Designing systems for the elite public won’t allow it to happen in USA
When America won against the British, King Edward was shocked when General George Washington did not become King. George Washington stepped down and handed over the command to a civilian government. This tradition of not holding to a position of authority is democracy. When a President completes a term, he becomes a common citizen. George Washington was reluctant President of USA for 2nd term. For his 3rd term, he persuaded congress/senate not to elect him and let him spend his time as a regular citizen.

People in America have modern mindset and an environment of fairness for all is accepted and agreed by all. They treat all citizens as same-not two sets of people, the elite and the commoners. There are about 45 lakh people who commute into New York City everyday. There is only one class in the train, not even a ladies compartment. Whether you are a senior V.P or office boy, you sit in the same compartment. In case, if there is no space, new trains are added to make the trip convenient to all people.

Even Bill Clinton lost his law license for 5 years for lying under oath. Paris Hilton, a celebrity and grand kid of 5 star Hilton Hotel founder, spent 23 days in jail for driving on a suspended driving license.

Feudalistic leadership is the norm in India
Almost everybody in our country knows that the government employees (government servants) work as if it is still a colonial country. If not all most of them, treat people similar to the way British used to. Serving the people is their duty. To serve us better, they should not have arrogance and most importantly they should be considerate to all people.

Our policemen show colonial mindset
Take a look at our policemen to understand it (impact of colonialism) better. Indian policeman never have a smile on their face nor they deal courteously with the common people. While in the US, the same rank 40-year-old policeman calls everyone ‘Sir’ including our 25-year-old H1 holder and 22-year-old student visa holder or even the cowherd from remote village who got immigration based green card. But why it doesn’t happen in India? This, we believe is because they have their roots originated from the British rule. The police in the ‘British Raj’ was to create a fear in the minds of the people and to control the colony by force. This system of control and deprivation does not go away even after independence from colonial rule.

Middle class creates a vibrant market
Lets take a look at post office or railway clerks. They do not say hello back even if we say a very ‘warm hello’. It is as if they are doing us a favor and we are the servants. Would we appreciate the same from a restaurant owner who believes he is doing a favor by giving us tea or idli even though we are paying a fair price? This attitude of the clerks comes from colonial past where even basic rights are also given at the mercy of the colonial master and their petty officers.

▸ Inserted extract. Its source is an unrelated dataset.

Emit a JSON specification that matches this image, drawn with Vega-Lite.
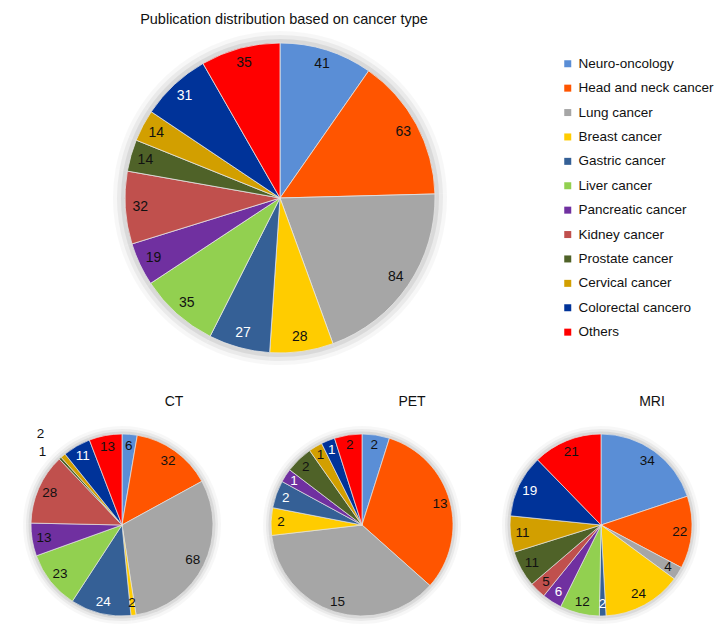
{
  "$schema": "https://vega.github.io/schema/vega-lite/v6.json",
  "background": "white",
  "padding": {"left": 22, "top": 11, "right": 0, "bottom": 0},
  "config": {
    "view": {"stroke": null},
    "font": "Liberation Sans",
    "title": {"fontWeight": "normal", "color": "#111111"}
  },
  "datasets": {
    "pubs": [
      {"modality": "All", "type": "Neuro-oncology", "value": 41},
      {"modality": "All", "type": "Head and neck cancer", "value": 63},
      {"modality": "All", "type": "Lung cancer", "value": 84},
      {"modality": "All", "type": "Breast cancer", "value": 28},
      {"modality": "All", "type": "Gastric cancer", "value": 27},
      {"modality": "All", "type": "Liver cancer", "value": 35},
      {"modality": "All", "type": "Pancreatic cancer", "value": 19},
      {"modality": "All", "type": "Kidney cancer", "value": 32},
      {"modality": "All", "type": "Prostate cancer", "value": 14},
      {"modality": "All", "type": "Cervical cancer", "value": 14},
      {"modality": "All", "type": "Colorectal cancero", "value": 31},
      {"modality": "All", "type": "Others", "value": 35},
      {"modality": "CT", "type": "Neuro-oncology", "value": 6},
      {"modality": "CT", "type": "Head and neck cancer", "value": 32},
      {"modality": "CT", "type": "Lung cancer", "value": 68},
      {"modality": "CT", "type": "Breast cancer", "value": 2},
      {"modality": "CT", "type": "Gastric cancer", "value": 24},
      {"modality": "CT", "type": "Liver cancer", "value": 23},
      {"modality": "CT", "type": "Pancreatic cancer", "value": 13},
      {"modality": "CT", "type": "Kidney cancer", "value": 28},
      {"modality": "CT", "type": "Prostate cancer", "value": 1},
      {"modality": "CT", "type": "Cervical cancer", "value": 2},
      {"modality": "CT", "type": "Colorectal cancero", "value": 11},
      {"modality": "CT", "type": "Others", "value": 13},
      {"modality": "PET", "type": "Neuro-oncology", "value": 2},
      {"modality": "PET", "type": "Head and neck cancer", "value": 13},
      {"modality": "PET", "type": "Lung cancer", "value": 15},
      {"modality": "PET", "type": "Breast cancer", "value": 2},
      {"modality": "PET", "type": "Gastric cancer", "value": 2},
      {"modality": "PET", "type": "Pancreatic cancer", "value": 1},
      {"modality": "PET", "type": "Prostate cancer", "value": 2},
      {"modality": "PET", "type": "Cervical cancer", "value": 1},
      {"modality": "PET", "type": "Colorectal cancero", "value": 1},
      {"modality": "PET", "type": "Others", "value": 2},
      {"modality": "MRI", "type": "Neuro-oncology", "value": 34},
      {"modality": "MRI", "type": "Head and neck cancer", "value": 22},
      {"modality": "MRI", "type": "Lung cancer", "value": 4},
      {"modality": "MRI", "type": "Breast cancer", "value": 24},
      {"modality": "MRI", "type": "Gastric cancer", "value": 2},
      {"modality": "MRI", "type": "Liver cancer", "value": 12},
      {"modality": "MRI", "type": "Pancreatic cancer", "value": 6},
      {"modality": "MRI", "type": "Kidney cancer", "value": 5},
      {"modality": "MRI", "type": "Prostate cancer", "value": 11},
      {"modality": "MRI", "type": "Cervical cancer", "value": 11},
      {"modality": "MRI", "type": "Colorectal cancero", "value": 19},
      {"modality": "MRI", "type": "Others", "value": 21}
    ]
  },
  "data": {"name": "pubs"},
  "transform": [{"window": [{"op": "row_number", "as": "rank"}]}],
  "resolve": {"scale": {"color": "shared"}, "legend": {"color": "independent"}},
  "spacing": 30,
  "vconcat": [
    {
      "width": 516,
      "height": 334,
      "title": {"text": "Publication distribution based on cancer type", "fontSize": 14.5, "dx": 4, "offset": 4},
      "transform": [{"filter": "datum.modality === 'All'"}],
      "encoding": {
        "theta": {"field": "value", "type": "quantitative", "stack": "normalize"},
        "order": {"field": "rank", "type": "quantitative"},
        "detail": {"field": "type", "type": "nominal"},
        "color": {
          "field": "type",
          "type": "nominal",
          "sort": ["Neuro-oncology", "Head and neck cancer", "Lung cancer", "Breast cancer", "Gastric cancer", "Liver cancer", "Pancreatic cancer", "Kidney cancer", "Prostate cancer", "Cervical cancer", "Colorectal cancero", "Others"],
          "scale": {
            "domain": ["Neuro-oncology", "Head and neck cancer", "Lung cancer", "Breast cancer", "Gastric cancer", "Liver cancer", "Pancreatic cancer", "Kidney cancer", "Prostate cancer", "Cervical cancer", "Colorectal cancero", "Others"],
            "range": ["#5A8ED6", "#FF5500", "#A6A6A6", "#FFCC00", "#356096", "#92D050", "#7030A0", "#C0504D", "#4F6228", "#D29F00", "#003399", "#FF0000"]
          },
          "legend": {
            "orient": "none",
            "legendX": 539,
            "legendY": 26,
            "title": null,
            "symbolType": "square",
            "symbolSize": 49,
            "symbolStrokeWidth": 0,
            "labelFontSize": 13.5,
            "labelColor": "#111111",
            "labelOffset": 4,
            "rowPadding": 9.4,
            "labelLimit": 200
          }
        }
      },
      "layer": [
        {"mark": {"type": "arc", "outerRadius": 167, "opacity": 0.03, "fill": "#000000", "strokeWidth": 0}, "encoding": {"color": {"value": "#000000"}}},
        {"mark": {"type": "arc", "outerRadius": 163, "opacity": 0.05, "fill": "#000000", "strokeWidth": 0}, "encoding": {"color": {"value": "#000000"}}},
        {"mark": {"type": "arc", "outerRadius": 159, "opacity": 0.07, "fill": "#000000", "strokeWidth": 0}, "encoding": {"color": {"value": "#000000"}}},
        {"mark": {"type": "arc", "outerRadius": 155, "stroke": "#e4e4e4", "strokeWidth": 0.8}},
        {
          "mark": {"type": "text", "radius": 140, "fontSize": 14},
          "encoding": {
            "text": {"field": "value", "type": "quantitative"},
            "color": {"condition": {"test": "datum.type === 'Gastric cancer' || datum.type === 'Colorectal cancero'", "value": "#ffffff"}, "value": "#111111"}
          }
        }
      ]
    },
    {
      "spacing": 40,
      "resolve": {"scale": {"color": "shared"}, "legend": {"color": "independent"}},
      "hconcat": [
        {
          "width": 200,
          "height": 200,
          "title": {"text": "CT", "fontSize": 14, "dx": 52, "offset": 16},
          "transform": [
            {"filter": "datum.modality === 'CT'"},
            {"stack": "value", "groupby": [], "sort": [{"field": "rank", "order": "ascending"}], "offset": "normalize", "as": ["s0", "s1"]}
          ],
          "encoding": {
            "theta": {"field": "value", "type": "quantitative", "stack": "normalize"},
            "order": {"field": "rank", "type": "quantitative"},
            "detail": {"field": "type", "type": "nominal"},
            "color": {"field": "type", "type": "nominal", "legend": null}
          },
          "layer": [
            {"mark": {"type": "arc", "outerRadius": 99, "opacity": 0.03, "fill": "#000000", "strokeWidth": 0}, "encoding": {"color": {"value": "#000000"}}},
            {"mark": {"type": "arc", "outerRadius": 96, "opacity": 0.05, "fill": "#000000", "strokeWidth": 0}, "encoding": {"color": {"value": "#000000"}}},
            {"mark": {"type": "arc", "outerRadius": 93.5, "opacity": 0.07, "fill": "#000000", "strokeWidth": 0}, "encoding": {"color": {"value": "#000000"}}},
            {"mark": {"type": "arc", "outerRadius": 91, "stroke": "#e4e4e4", "strokeWidth": 0.7}},
            {
              "mark": {"type": "text", "radius": 79, "fontSize": 13.5},
              "encoding": {
                "text": {"condition": {"test": "datum.type === 'Prostate cancer' || datum.type === 'Cervical cancer'", "value": ""}, "field": "value", "type": "quantitative"},
                "color": {"condition": {"test": "datum.type === 'Gastric cancer' || datum.type === 'Colorectal cancero'", "value": "#ffffff"}, "value": "#111111"}
              }
            },
            {
              "transform": [{"filter": "datum.type === 'Prostate cancer'"}],
              "mark": {"type": "text", "radius": 108, "fontSize": 13.5, "dx": -5, "dy": 5, "color": "#111111"},
              "encoding": {
                "theta": {"field": "s0", "type": "quantitative", "stack": null},
                "order": null,
                "detail": null,
                "text": {"field": "value", "type": "quantitative"},
                "color": {"value": "#111111"}
              }
            },
            {
              "transform": [{"filter": "datum.type === 'Cervical cancer'"}],
              "mark": {"type": "text", "radius": 122, "fontSize": 13.5, "color": "#111111"},
              "encoding": {
                "theta": {"field": "s0", "type": "quantitative", "stack": null},
                "order": null,
                "detail": null,
                "text": {"field": "value", "type": "quantitative"},
                "color": {"value": "#111111"}
              }
            }
          ]
        },
        {
          "width": 200,
          "height": 200,
          "title": {"text": "PET", "fontSize": 14, "dx": 50, "offset": 16},
          "transform": [{"filter": "datum.modality === 'PET'"}],
          "encoding": {
            "theta": {"field": "value", "type": "quantitative", "stack": "normalize"},
            "order": {"field": "rank", "type": "quantitative"},
            "detail": {"field": "type", "type": "nominal"},
            "color": {"field": "type", "type": "nominal", "legend": null}
          },
          "layer": [
            {"mark": {"type": "arc", "outerRadius": 99, "opacity": 0.03, "fill": "#000000", "strokeWidth": 0}, "encoding": {"color": {"value": "#000000"}}},
            {"mark": {"type": "arc", "outerRadius": 96, "opacity": 0.05, "fill": "#000000", "strokeWidth": 0}, "encoding": {"color": {"value": "#000000"}}},
            {"mark": {"type": "arc", "outerRadius": 93.5, "opacity": 0.07, "fill": "#000000", "strokeWidth": 0}, "encoding": {"color": {"value": "#000000"}}},
            {"mark": {"type": "arc", "outerRadius": 91, "stroke": "#e4e4e4", "strokeWidth": 0.7}},
            {
              "mark": {"type": "text", "radius": 81, "fontSize": 13.5},
              "encoding": {
                "text": {"field": "value", "type": "quantitative"},
                "color": {"condition": {"test": "datum.type === 'Gastric cancer' || datum.type === 'Colorectal cancero' || datum.type === 'Pancreatic cancer'", "value": "#ffffff"}, "value": "#111111"}
              }
            }
          ]
        },
        {
          "width": 192,
          "height": 200,
          "title": {"text": "MRI", "fontSize": 14, "dx": 51, "offset": 16},
          "transform": [{"filter": "datum.modality === 'MRI'"}],
          "encoding": {
            "theta": {"field": "value", "type": "quantitative", "stack": "normalize"},
            "order": {"field": "rank", "type": "quantitative"},
            "detail": {"field": "type", "type": "nominal"},
            "color": {"field": "type", "type": "nominal", "legend": null}
          },
          "layer": [
            {"mark": {"type": "arc", "outerRadius": 99, "opacity": 0.03, "fill": "#000000", "strokeWidth": 0}, "encoding": {"color": {"value": "#000000"}}},
            {"mark": {"type": "arc", "outerRadius": 96, "opacity": 0.05, "fill": "#000000", "strokeWidth": 0}, "encoding": {"color": {"value": "#000000"}}},
            {"mark": {"type": "arc", "outerRadius": 93.5, "opacity": 0.07, "fill": "#000000", "strokeWidth": 0}, "encoding": {"color": {"value": "#000000"}}},
            {"mark": {"type": "arc", "outerRadius": 91, "stroke": "#e4e4e4", "strokeWidth": 0.7}},
            {
              "mark": {"type": "text", "radius": 79, "fontSize": 13.5},
              "encoding": {
                "text": {"field": "value", "type": "quantitative"},
                "color": {"condition": {"test": "datum.type === 'Gastric cancer' || datum.type === 'Colorectal cancero' || datum.type === 'Pancreatic cancer'", "value": "#ffffff"}, "value": "#111111"}
              }
            }
          ]
        }
      ]
    }
  ]
}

Our young job seekers in private sector are no better
When looking for a job, they seek a ‘good position’. They don’t want to be competent or a star performer and get achievement for the company. They want a ‘good position’. Clearly this comes from a feudalistic/colonial past where the social order guaranteed everything else. If you did not have a certain position, in the social order, you were inconsequential or had no real rights. Actually, you had a demeaning existence. A ‘good position’ was a passport to good life i.e., respect, income and a decent job.

When you need to work anywhere, you need to work for a big company. Again big company means more status. People routinely are willing to take contract positions or not so great job profile position in a big company. Whereas in the US, the best people tend to go towards new emerging opportunities/startup companies. Steve Ballmer for example, left Stanford University to join a small company called Microsoft and helped it to become a giant (He never went back to complete his MBA).

Our employees
When someone reaches a certain job position, instead of respecting the position and the privilege given to him/her to serve the people using their training, competence, and talents. They tend to develop the arrogance of the feudal lords or the colonial rulers. The funny thing is that most people are OK with it. They are servile. However, the moment they get into the higher position, they immediately become arrogant. In this cycle, it seems neither the superiors nor the common man want to get out of the colonial/feudalistic mindset.

Our education
When systems are designed or when any services need to be delivered, we stick to serving only a small fraction of the population. Take school (10+2) education for instance. America a sworn capitalistic country provides free education till 10+2. 85% of Americans have 10+2 qualification. 75 percent of the top 5 percent by income families send their kids to government schools. (YES 3 out of 4 of the richest Americans send their kids to govt. schools). Whereas, only 8 percent of Indians have 10+2 qualification. Essentially, the upper middle class is forcing a scholastic education (with no other options) to entire population. South Korea, Japan and Germany have 95%, 80% and 70% of work force with vocational degrees. Where as in India, it is a meager 5%.

We don’t want to move away from colonial way of thinking
Culture is so deeply ingrained that when we have a choice to move away, we refuse to do so. We are still sticking to the colonial/feudalistic past. For example, income levels have risen quite decently at least for a section of Indian population. You would expect that people would make different choices now. However, even the ‘model’ of success is based on the colonial mindset. So when a person has a choice to go with a new modern, renaissance driven option, they still go for the same ostentatious wedding or home instead of a modern functional, practical wedding ceremony or house.

“I’m OK, you’re OK” has not yet dawned on most Indians. We are still operating out of – “I’m OK, you’re not OK” (feudalism) or “you’re OK, I’m not” (colonial 2nd class citizen). We have to stop this sadistic tendency of suppressing the other person to make us feel superior. Remember, British induced colonial mindset to exploit us and they did not have the same rules back in Britain. In Britain, all British citizens were treated equally.